The field is an open system where sound cannot be controlled but rather explored and contributed to. It is the unknown elements, the small surprises and everyday discoveries that keep me going out and listening for more. I’ve always told my clients that the closer you listen, the more you will hear. But that in fact is my very approach to the sounding world in general. From the microscopic events of water ripples and insect behavior to the cosmological planetary cycles, there is an infinitely boundless field in which to play and hear.
Duration: 64 minutes 59 seconds, Size: 89.2 MB.
If there is one thing I would relinquish my left buttock for should such a situation arise, it’d most unequivocally hands down bar none be keeping the great privilege of couchsurfing. When I traveled to Estonia on business I had stayed with couchsurfing host Hedi for two wonderful days and I was wholesomely treated and catered to fifty times better than any five star resort could’ve managed. She provided free transportation, free information, free food, a free bed, but most importantly friendship and great conversation.

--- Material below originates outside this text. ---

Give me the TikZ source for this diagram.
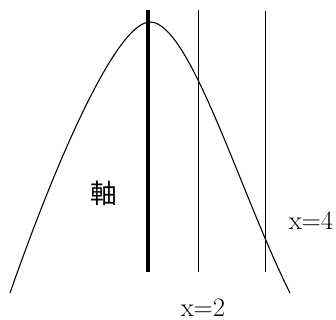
\documentclass[tikz,border=0pt]{standalone}
\usepackage{fontspec}
\newfontfamily\jpfont{Noto Sans CJK JP}
\usepackage{tikz}
\usetikzlibrary{positioning}

\begin{document}
\begin{tikzpicture}[x=0.75pt, y=-0.75pt, font=\fontsize{20}{24}\selectfont,
  label/.style={inner sep=0pt}]

  \useasboundingbox (0,0) rectangle (336,320);

  % parabola
  \draw[line width=0.8pt] (10,293) .. controls (60,150) and (118,22) .. (150,22)
    .. controls (190,22) and (240,193) .. (290,293);

  % axis and lines
  \coordinate (axtop) at (148,10);
  \coordinate (axbot) at (148,272);
  \coordinate (ltop) at (198,10);
  \coordinate (lbot) at (198,272);
  \coordinate (rtop) at (265.7,11);
  \coordinate (rbot) at (265.7,272);

  \draw[line width=3.5pt] (axtop) -- (axbot);
  \draw[line width=0.75pt] (ltop) -- (lbot);
  \draw[line width=0.75pt] (rtop) -- (rbot);

  \node[label] (axis) at (104,193) {\jpfont 軸};
  \node[label] (xtwo) at (203,308) {x=2};
  \node[label] (xfour) at (311,221) {x=4};

\end{tikzpicture}
\end{document}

Keen on archiving nature’s myriad proclamations, one of the places she took me to was a secluded stoney beach where she had spent her childhood summers. A beach which at the water’s edge sang over a gravelly bed and curved and frisked in and out and here and there — a divine place for wading, which on one side is brisk sparkling water as far as the eye can see, while on the other side there is endless wilderness — a land of forest, rocks, and hills.
Though a poverty of wildlife was noted, suffice it to say shoreline listening often offers the most productive diversity of sounds and interesting acoustic behavior. Where the two meet, the water action has gently polished and softened the edges of the stones and boulders over the millennia. It is a process that continues today as light saline waves continue to roll towards the Baltic shore. When they reach the shore, the gentle waves create musical splashes as they wash over the rocks. This relaxing melody forms a unique counterpoint to the sound of the main breaking waves.
Baltic Waves is perfect for lounging and meditation, or for a cooling ambience. There are no birds or animals or music. It is simply the relaxing sounds of water and waves. Edited digital binaural field recording. Encoded at a bitrate of 192 kbps for quality listening.
Duration: 63 minutes 05 seconds, Size: 86.6 MB.
Prospectively killing myself is wonderful. I recorded this last June of 2007 right on the edge of the rocks (a truly catalytic experience) at the great Dettifoss. The Dettifoss Waterfall is located in north-eastern Iceland, situated on the Jökulsá á Fjöllum river which flows from the Vatnajökull glacier and collects water from a large area in north-east Iceland.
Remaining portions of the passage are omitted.